**WORK TO COMPLETE**
Copy exactly, and only, the lines below from the first through the one containing "97.1, 96.5, 95.9];", both included; pictures are omitted.

**DATA SEGMENT**
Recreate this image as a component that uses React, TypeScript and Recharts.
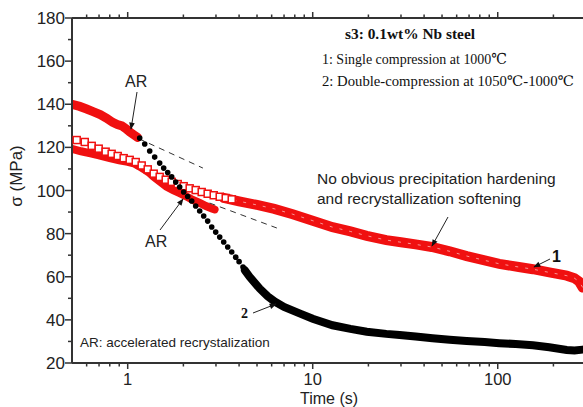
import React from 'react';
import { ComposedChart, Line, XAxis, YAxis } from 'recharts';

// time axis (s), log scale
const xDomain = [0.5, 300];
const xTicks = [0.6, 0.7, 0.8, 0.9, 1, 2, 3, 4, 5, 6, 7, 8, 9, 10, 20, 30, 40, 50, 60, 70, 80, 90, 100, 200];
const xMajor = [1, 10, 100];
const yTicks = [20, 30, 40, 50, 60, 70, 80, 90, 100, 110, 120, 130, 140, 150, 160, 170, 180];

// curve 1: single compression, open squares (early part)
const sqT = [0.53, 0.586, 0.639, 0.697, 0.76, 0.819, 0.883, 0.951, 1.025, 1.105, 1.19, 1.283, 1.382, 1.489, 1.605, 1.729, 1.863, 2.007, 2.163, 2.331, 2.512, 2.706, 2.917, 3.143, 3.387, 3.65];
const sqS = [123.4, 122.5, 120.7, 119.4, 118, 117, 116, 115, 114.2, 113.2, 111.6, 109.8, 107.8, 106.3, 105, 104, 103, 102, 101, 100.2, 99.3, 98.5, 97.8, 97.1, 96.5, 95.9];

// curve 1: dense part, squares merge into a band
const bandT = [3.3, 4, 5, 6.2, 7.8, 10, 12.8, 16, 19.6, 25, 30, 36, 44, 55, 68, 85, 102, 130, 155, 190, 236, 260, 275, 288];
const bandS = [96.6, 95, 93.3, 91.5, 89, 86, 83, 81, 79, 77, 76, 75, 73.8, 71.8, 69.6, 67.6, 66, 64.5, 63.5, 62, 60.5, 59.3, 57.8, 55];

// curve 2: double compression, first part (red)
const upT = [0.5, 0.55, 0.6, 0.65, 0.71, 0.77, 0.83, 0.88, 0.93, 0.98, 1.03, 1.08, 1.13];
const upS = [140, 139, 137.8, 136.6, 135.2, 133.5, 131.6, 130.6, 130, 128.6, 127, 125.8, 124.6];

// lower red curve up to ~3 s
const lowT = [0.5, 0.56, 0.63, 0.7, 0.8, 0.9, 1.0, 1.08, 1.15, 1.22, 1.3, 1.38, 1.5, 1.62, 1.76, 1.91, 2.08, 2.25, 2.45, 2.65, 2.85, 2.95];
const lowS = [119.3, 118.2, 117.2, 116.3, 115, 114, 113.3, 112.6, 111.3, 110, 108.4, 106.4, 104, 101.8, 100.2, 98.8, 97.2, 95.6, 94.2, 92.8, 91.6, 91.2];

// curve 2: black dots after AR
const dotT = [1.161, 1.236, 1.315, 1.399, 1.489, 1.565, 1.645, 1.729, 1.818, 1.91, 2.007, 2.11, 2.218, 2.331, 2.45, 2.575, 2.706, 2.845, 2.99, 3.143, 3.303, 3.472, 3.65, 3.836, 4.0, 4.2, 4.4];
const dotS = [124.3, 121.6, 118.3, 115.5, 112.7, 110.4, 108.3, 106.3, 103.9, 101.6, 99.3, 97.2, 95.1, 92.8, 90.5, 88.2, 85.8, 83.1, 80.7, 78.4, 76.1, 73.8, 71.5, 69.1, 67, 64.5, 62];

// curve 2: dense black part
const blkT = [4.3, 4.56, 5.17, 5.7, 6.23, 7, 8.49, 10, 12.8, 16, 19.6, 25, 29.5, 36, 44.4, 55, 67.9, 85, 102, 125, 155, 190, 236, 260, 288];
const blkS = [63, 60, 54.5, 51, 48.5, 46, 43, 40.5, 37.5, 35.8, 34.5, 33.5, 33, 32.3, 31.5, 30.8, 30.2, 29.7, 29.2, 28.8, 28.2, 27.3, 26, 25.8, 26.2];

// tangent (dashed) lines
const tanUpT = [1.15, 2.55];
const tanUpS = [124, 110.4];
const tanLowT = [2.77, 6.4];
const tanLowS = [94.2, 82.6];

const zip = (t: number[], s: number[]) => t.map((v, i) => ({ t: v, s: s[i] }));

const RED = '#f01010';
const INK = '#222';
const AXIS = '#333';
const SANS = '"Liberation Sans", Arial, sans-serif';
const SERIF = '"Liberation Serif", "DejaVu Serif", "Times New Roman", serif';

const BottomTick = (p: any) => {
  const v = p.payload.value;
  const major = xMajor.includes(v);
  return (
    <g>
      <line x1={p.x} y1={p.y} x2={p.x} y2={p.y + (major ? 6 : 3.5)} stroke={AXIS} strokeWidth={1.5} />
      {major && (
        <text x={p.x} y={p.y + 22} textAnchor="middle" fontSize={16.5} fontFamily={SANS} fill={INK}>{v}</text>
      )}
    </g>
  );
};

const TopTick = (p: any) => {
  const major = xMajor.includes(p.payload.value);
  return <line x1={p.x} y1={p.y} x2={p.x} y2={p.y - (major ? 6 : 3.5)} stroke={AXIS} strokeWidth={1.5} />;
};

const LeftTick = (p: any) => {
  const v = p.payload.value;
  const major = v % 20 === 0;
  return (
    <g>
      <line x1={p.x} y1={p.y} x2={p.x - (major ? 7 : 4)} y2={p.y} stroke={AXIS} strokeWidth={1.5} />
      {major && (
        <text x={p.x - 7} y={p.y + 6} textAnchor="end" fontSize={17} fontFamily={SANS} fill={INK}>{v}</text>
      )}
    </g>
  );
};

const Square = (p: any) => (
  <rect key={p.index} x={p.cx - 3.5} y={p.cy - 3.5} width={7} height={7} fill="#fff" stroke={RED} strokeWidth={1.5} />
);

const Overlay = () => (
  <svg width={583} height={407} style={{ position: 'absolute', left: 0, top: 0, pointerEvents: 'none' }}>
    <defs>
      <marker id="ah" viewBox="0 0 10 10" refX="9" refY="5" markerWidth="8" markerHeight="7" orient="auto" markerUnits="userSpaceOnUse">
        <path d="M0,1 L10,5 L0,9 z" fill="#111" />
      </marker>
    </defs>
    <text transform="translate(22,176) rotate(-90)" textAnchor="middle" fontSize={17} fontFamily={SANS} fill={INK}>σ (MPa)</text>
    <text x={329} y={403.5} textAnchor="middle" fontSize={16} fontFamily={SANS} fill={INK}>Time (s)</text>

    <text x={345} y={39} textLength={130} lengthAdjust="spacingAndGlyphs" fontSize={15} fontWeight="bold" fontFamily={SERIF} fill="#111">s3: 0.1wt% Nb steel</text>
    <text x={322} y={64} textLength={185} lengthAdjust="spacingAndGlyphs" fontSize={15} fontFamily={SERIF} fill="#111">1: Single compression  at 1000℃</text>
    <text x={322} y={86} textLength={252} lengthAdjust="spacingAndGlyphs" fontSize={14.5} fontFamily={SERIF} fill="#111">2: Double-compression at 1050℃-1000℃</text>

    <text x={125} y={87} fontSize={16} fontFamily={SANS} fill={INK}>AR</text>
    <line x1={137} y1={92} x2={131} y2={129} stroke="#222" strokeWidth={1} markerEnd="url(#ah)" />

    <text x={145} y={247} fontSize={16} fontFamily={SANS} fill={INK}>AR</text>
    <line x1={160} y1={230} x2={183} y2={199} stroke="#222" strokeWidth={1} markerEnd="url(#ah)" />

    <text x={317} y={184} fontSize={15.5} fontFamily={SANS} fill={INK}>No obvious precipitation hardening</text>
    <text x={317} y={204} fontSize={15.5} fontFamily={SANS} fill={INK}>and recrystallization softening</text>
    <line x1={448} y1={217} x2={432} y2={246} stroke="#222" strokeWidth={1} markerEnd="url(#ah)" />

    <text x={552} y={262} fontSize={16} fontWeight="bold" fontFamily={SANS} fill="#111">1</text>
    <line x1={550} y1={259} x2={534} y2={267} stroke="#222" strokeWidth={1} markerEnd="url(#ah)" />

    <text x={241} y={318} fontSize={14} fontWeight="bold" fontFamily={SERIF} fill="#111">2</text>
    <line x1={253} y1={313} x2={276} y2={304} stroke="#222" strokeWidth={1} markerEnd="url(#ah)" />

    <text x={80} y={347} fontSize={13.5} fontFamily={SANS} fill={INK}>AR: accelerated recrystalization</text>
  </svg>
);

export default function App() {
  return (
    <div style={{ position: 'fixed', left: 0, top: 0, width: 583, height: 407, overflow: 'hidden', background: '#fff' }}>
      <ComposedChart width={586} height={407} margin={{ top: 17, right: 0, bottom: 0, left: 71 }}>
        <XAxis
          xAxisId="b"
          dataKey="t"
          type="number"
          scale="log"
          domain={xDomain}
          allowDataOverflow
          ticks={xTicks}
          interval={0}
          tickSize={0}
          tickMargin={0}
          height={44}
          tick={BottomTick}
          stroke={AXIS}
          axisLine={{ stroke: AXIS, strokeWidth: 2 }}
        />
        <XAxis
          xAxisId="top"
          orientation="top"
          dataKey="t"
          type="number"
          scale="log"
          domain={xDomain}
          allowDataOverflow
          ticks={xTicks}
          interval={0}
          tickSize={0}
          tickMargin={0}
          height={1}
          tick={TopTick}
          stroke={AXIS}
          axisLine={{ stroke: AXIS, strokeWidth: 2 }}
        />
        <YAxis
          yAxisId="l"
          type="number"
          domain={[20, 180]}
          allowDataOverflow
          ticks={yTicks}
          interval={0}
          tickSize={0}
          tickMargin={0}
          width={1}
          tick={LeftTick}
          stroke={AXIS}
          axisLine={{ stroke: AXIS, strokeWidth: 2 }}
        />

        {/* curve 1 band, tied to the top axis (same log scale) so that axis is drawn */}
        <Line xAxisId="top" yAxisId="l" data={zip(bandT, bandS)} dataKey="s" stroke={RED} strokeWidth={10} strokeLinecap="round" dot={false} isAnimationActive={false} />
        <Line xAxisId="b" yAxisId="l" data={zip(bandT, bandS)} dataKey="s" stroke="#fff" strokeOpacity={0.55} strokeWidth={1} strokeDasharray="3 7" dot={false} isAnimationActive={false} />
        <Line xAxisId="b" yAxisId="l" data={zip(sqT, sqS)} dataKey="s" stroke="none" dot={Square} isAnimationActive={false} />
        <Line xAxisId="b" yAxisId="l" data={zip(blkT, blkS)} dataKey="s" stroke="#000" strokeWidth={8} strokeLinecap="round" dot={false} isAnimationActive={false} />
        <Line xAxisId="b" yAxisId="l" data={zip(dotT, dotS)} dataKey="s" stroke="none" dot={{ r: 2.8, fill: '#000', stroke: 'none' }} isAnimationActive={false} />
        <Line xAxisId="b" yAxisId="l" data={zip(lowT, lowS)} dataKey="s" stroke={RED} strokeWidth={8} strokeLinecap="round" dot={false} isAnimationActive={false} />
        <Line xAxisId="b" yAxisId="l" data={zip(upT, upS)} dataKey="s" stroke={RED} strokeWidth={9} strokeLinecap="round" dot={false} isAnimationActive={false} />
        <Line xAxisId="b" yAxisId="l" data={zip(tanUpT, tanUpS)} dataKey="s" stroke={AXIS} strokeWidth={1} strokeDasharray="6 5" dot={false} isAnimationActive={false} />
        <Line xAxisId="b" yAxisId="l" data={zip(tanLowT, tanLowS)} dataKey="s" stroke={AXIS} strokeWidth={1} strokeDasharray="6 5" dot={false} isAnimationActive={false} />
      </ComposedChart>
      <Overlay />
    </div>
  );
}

**ANSWER TO THE EXERCISE**
Recreate this image as a component that uses React, TypeScript and Recharts.
import React from 'react';
import { ComposedChart, Line, XAxis, YAxis } from 'recharts';

// time axis (s), log scale
const xDomain = [0.5, 300];
const xTicks = [0.6, 0.7, 0.8, 0.9, 1, 2, 3, 4, 5, 6, 7, 8, 9, 10, 20, 30, 40, 50, 60, 70, 80, 90, 100, 200];
const xMajor = [1, 10, 100];
const yTicks = [20, 30, 40, 50, 60, 70, 80, 90, 100, 110, 120, 130, 140, 150, 160, 170, 180];

// curve 1: single compression, open squares (early part)
const sqT = [0.53, 0.586, 0.639, 0.697, 0.76, 0.819, 0.883, 0.951, 1.025, 1.105, 1.19, 1.283, 1.382, 1.489, 1.605, 1.729, 1.863, 2.007, 2.163, 2.331, 2.512, 2.706, 2.917, 3.143, 3.387, 3.65];
const sqS = [123.4, 122.5, 120.7, 119.4, 118, 117, 116, 115, 114.2, 113.2, 111.6, 109.8, 107.8, 106.3, 105, 104, 103, 102, 101, 100.2, 99.3, 98.5, 97.8, 97.1, 96.5, 95.9];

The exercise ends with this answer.